Thursday, December 1, 2011

Tangle Ridge Ranch Lamb

If you're unfamiliar with Tangle Ridge Ranch and their pastured lambs, here's some information to digest:
Last week Tangle Ridge killed this year's lambs, and Lisa and I were fortunate enough to get a whole, uncut carcass.  My primary motivation was securing lamb meat and offal for this January's Burns supper (stay tuned...)  Here's some details on the purchase.

Cutting Lamb

Lamb is a relatively simple animal to butcher.  The carcass is easy to handle (typically 40-60 lbs) with fewer cuts than, say, a cow, or even a pig.  For details on cutting, here's a great video of a master butcher breaking down a whole lamb.

Lambs are cut into four primals.  First is the front, from which you get:
  • neck, or "scrag": one of the most repulsive words in the English language, but a fantastic piece of meat for braising
  • shoulder chops, roasts, or stewing meat
  • arm chops
  • foreshanks
Then the loin, which yields:
  • loin chops, analogous to the t-bone steak on a cow
  • racks, often prepared with the slender ribs still attached and thoroughly cleaned, at which point it's called a "Frenched" rack.  (Is their any other nationality that becomes a verb so easily?)
The belly section of the lamb is called the flank.  It's usually made into ground meat, but can also be braised or stewed.

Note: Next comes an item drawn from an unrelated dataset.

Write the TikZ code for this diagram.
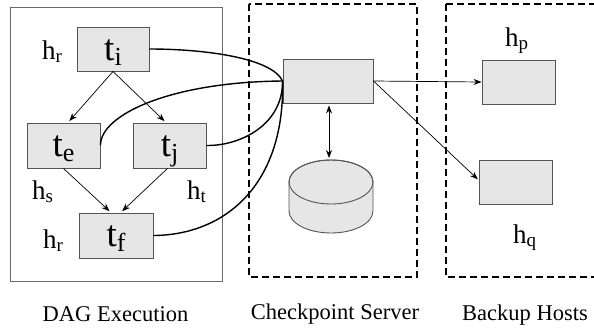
\documentclass[tikz,border=0pt]{standalone}
\usepackage{fontspec}
\setmainfont{Liberation Serif}
\newfontfamily\labelface{Liberation Serif}
\usetikzlibrary{arrows.meta}

\definecolor{boxfill}{HTML}{E6E6E6}
\definecolor{boxline}{HTML}{555555}
\definecolor{frameline}{HTML}{6A6A6A}

% lowered, smaller index letters
\newcommand\tsub[1]{\raisebox{-5pt}{\labelface\fontsize{26}{26}\selectfont #1}}
\newcommand\hsub[1]{\raisebox{-3.5pt}{\labelface\fontsize{19}{19}\selectfont #1}}

\begin{document}
\begin{tikzpicture}[x=1pt,y=-1pt,
  task/.style={draw=boxline, fill=boxfill, line width=0.9pt,
    minimum width=73pt, minimum height=45pt, inner sep=0pt,
    text height=22pt, text depth=0pt, font=\labelface\fontsize{37}{40}\selectfont},
  hlbl/.style={inner sep=0pt, anchor=base west, font=\labelface\fontsize{27}{30}\selectfont},
  caption/.style={inner sep=0pt, anchor=base, font=\labelface\fontsize{22.5}{26}\selectfont},
  arr/.style={-{Stealth[length=8pt,width=6pt]}, line width=0.7pt},
  dblarr/.style={{Stealth[length=8pt,width=6pt]}-{Stealth[length=8pt,width=6pt]}, line width=0.7pt},
  link/.style={line width=1.4pt, black},
  zone/.style={draw=black, line width=1.8pt, dash pattern=on 7pt off 4pt},
]
\useasboundingbox (0,0) rectangle (594,327);

% regions
\draw[frameline, line width=0.9pt] (10,7) rectangle (222,281);
\draw[zone] (249,4) rectangle (417,277);
\begin{scope}
  \clip (0,0) rectangle (594,327);
  \draw[zone] (446,4) rectangle (600,277);
\end{scope}

% DAG tasks
\node[task, minimum width=72pt, minimum height=44pt] (ti) at (113,49) {t\tsub{i}};
\node[task] (te) at (63.5,145.5) {t\tsub{e}};
\node[task] (tj) at (169.5,145.5) {t\tsub{j}};
\node[task, minimum width=74pt] (tf) at (116,235.5) {t\tsub{f}};

\node[hlbl] (hr1) at (42,59) {h\hsub{r}};
\node[hlbl] (hs) at (32,199) {h\hsub{s}};
\node[hlbl] (ht) at (187,199) {h\hsub{t}};
\node[hlbl] (hr2) at (43,248) {h\hsub{r}};

% checkpoint server and its store
\node[task, minimum width=90pt, minimum height=44pt] (srv) at (328,81) {};
\filldraw[fill=boxfill, draw=boxline, line width=0.9pt]
  (289,182) -- (289,211) arc[start angle=180, end angle=0, x radius=42, y radius=22]
  -- (373,182) arc[start angle=0, end angle=-180, x radius=42, y radius=22] -- cycle;
\draw[boxline, line width=0.9pt] (331,182) ellipse[x radius=42, y radius=22];
\coordinate (cyltop) at (331,160);

% backup hosts
\node[task, minimum width=73pt, minimum height=44pt] (hpbox) at (518.5,82) {};
\node[task, minimum width=73pt, minimum height=44pt] (hqbox) at (515.5,182) {};
\node[hlbl] (hp) at (505,46) {h\hsub{p}};
\node[hlbl] (hq) at (513,243) {h\hsub{q}};

% captions
\node[caption] (cap1) at (115.5,321) {DAG Execution};
\node[caption] (cap2) at (335,319) {Checkpoint Server};
\node[caption] (cap3) at (525,320) {Backup Hosts};

% DAG edges
\draw[arr, shorten >=2pt] (ti.south) -- ([xshift=4.5pt]te.north);
\draw[arr, shorten >=2pt] (ti.south) -- ([xshift=-3.5pt]tj.north);
\draw[arr, shorten >=2pt] (te.south) -- ([xshift=-5pt]tf.north);
\draw[arr, shorten >=2pt] ([xshift=-2pt]tj.south) -- ([xshift=4.7pt]tf.north);

% checkpoint traffic
\draw[link] (ti.east) .. controls (205,49) and (272,58) .. (srv.west);
\draw[link] (te.east) .. controls (100,115) and (170,82) .. (srv.west);
\draw[link] (tj.east) .. controls (240,146) and (283,125) .. (srv.west);
\draw[link] (tf.east) .. controls (225,235) and (285,185) .. (srv.west);

% server links
\draw[dblarr, shorten <=2pt, shorten >=2pt] ([xshift=1pt]srv.south) -- ([xshift=1pt]srv.south |- cyltop);
\draw[arr] (srv.east) -- (hpbox.west);
\draw[arr, shorten >=1pt] (srv.east) -- ([yshift=2pt]hqbox.west);
\end{tikzpicture}
\end{document}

Finally there's the legs, most often kept whole or nearly whole for large roasts.

It took me an hour to break down the lamb, including the time for the more tedious tasks like portioning the chops and Frenching the racks.

The Numbers

Compared to most other meats, lamb is expensive.  My side of pork this year was $2.15/lb for a 110 lb side.  This whole, uncut lamb was $5.85/lb for a 50 lb carcass.  The cut and wrapped lambs sell for $7.50/lb.

Yes, compared to pork this lamb is expensive.  But compared to supermarket lamb, Tangle Ridge is a steal.

I weighed every piece of meat that I got from my lamb to see what those final cuts would cost when purchased from retailers.  In the spreadsheet below, the weights are what I got from my animal.  The costs are for an identical cut, as sold at local retailers, mostly Sunterra Market in Lendrum, which carries a lot more lamb than most grocery stores.

There are a few cuts (flank, neck, and the "fatty trim" that I rendered out for cooking fat) that are not available in grocery stores.  These represent small portions of the carcass, and are estimated at very low prices, so are a correspondingly small source of error.

If I purchased all the cuts of lamb that are now in my freezer from a grocery store, it would have cost about $8.26/lb, instead of $5.85.

I can't wait to tuck into this lamb.  I'll be posting about some of the preparations over the next few months.


  1. Awesome. Love the economics, as you know.

    And their lamb is tasty. Btw. I have solid pics of the leg of lamb for you.

  2. Cool. I think we should call that dish "Five-Alarm Leg of Lamb".